Task brief ▸
Return the listing below verbatim. Pictures do not belong in the copy.

Supplied material ▸

════════════════════

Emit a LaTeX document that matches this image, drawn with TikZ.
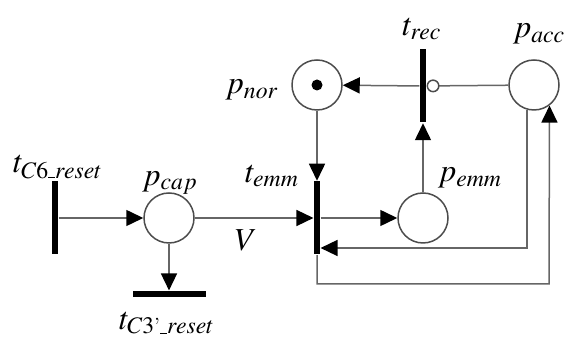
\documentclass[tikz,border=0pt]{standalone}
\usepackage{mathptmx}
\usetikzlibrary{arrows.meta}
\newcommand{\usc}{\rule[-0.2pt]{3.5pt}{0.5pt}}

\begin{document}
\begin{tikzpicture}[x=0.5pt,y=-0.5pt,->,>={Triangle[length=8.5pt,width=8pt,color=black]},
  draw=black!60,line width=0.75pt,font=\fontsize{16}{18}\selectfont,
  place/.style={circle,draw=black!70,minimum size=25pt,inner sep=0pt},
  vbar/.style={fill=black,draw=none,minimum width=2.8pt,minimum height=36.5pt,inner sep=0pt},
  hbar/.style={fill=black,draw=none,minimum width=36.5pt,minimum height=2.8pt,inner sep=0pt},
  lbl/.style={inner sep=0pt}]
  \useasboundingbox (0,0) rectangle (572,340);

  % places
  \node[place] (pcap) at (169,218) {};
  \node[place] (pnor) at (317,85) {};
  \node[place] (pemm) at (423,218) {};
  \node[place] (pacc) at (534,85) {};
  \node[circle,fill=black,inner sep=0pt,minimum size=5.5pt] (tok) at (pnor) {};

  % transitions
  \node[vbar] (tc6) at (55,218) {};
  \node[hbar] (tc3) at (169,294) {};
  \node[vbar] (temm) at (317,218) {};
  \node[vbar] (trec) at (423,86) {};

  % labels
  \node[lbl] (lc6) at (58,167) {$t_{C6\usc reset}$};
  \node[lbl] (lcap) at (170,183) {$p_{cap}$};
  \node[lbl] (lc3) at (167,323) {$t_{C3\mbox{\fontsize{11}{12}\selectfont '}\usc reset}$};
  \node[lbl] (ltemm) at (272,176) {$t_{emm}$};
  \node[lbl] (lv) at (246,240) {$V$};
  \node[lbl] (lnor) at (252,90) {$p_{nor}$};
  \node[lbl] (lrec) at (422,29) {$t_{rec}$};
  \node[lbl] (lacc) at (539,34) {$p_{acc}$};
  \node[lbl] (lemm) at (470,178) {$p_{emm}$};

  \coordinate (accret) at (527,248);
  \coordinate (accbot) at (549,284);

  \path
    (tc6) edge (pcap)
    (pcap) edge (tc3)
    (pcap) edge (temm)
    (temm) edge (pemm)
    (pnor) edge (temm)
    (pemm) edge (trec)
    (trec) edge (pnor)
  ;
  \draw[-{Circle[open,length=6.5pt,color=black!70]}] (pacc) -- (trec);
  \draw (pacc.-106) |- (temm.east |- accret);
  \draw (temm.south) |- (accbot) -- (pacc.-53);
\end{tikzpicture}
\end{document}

════════════════════

Output ▸
Emit a LaTeX document that matches this image, drawn with TikZ.
\documentclass[tikz,border=0pt]{standalone}
\usepackage{mathptmx}
\usetikzlibrary{arrows.meta}
\newcommand{\usc}{\rule[-0.2pt]{3.5pt}{0.5pt}}

\begin{document}
\begin{tikzpicture}[x=0.5pt,y=-0.5pt,->,>={Triangle[length=8.5pt,width=8pt,color=black]},
  draw=black!60,line width=0.75pt,font=\fontsize{16}{18}\selectfont,
  place/.style={circle,draw=black!70,minimum size=25pt,inner sep=0pt},
  vbar/.style={fill=black,draw=none,minimum width=2.8pt,minimum height=36.5pt,inner sep=0pt},
  hbar/.style={fill=black,draw=none,minimum width=36.5pt,minimum height=2.8pt,inner sep=0pt},
  lbl/.style={inner sep=0pt}]
  \useasboundingbox (0,0) rectangle (572,340);

  % places
  \node[place] (pcap) at (169,218) {};
  \node[place] (pnor) at (317,85) {};
  \node[place] (pemm) at (423,218) {};
  \node[place] (pacc) at (534,85) {};
  \node[circle,fill=black,inner sep=0pt,minimum size=5.5pt] (tok) at (pnor) {};

  % transitions
  \node[vbar] (tc6) at (55,218) {};
  \node[hbar] (tc3) at (169,294) {};
  \node[vbar] (temm) at (317,218) {};
  \node[vbar] (trec) at (423,86) {};

  % labels
  \node[lbl] (lc6) at (58,167) {$t_{C6\usc reset}$};
  \node[lbl] (lcap) at (170,183) {$p_{cap}$};
  \node[lbl] (lc3) at (167,323) {$t_{C3\mbox{\fontsize{11}{12}\selectfont '}\usc reset}$};
  \node[lbl] (ltemm) at (272,176) {$t_{emm}$};
  \node[lbl] (lv) at (246,240) {$V$};
  \node[lbl] (lnor) at (252,90) {$p_{nor}$};
  \node[lbl] (lrec) at (422,29) {$t_{rec}$};
  \node[lbl] (lacc) at (539,34) {$p_{acc}$};
  \node[lbl] (lemm) at (470,178) {$p_{emm}$};

  \coordinate (accret) at (527,248);
  \coordinate (accbot) at (549,284);

  \path
    (tc6) edge (pcap)
    (pcap) edge (tc3)
    (pcap) edge (temm)
    (temm) edge (pemm)
    (pnor) edge (temm)
    (pemm) edge (trec)
    (trec) edge (pnor)
  ;
  \draw[-{Circle[open,length=6.5pt,color=black!70]}] (pacc) -- (trec);
  \draw (pacc.-106) |- (temm.east |- accret);
  \draw (temm.south) |- (accbot) -- (pacc.-53);
\end{tikzpicture}
\end{document}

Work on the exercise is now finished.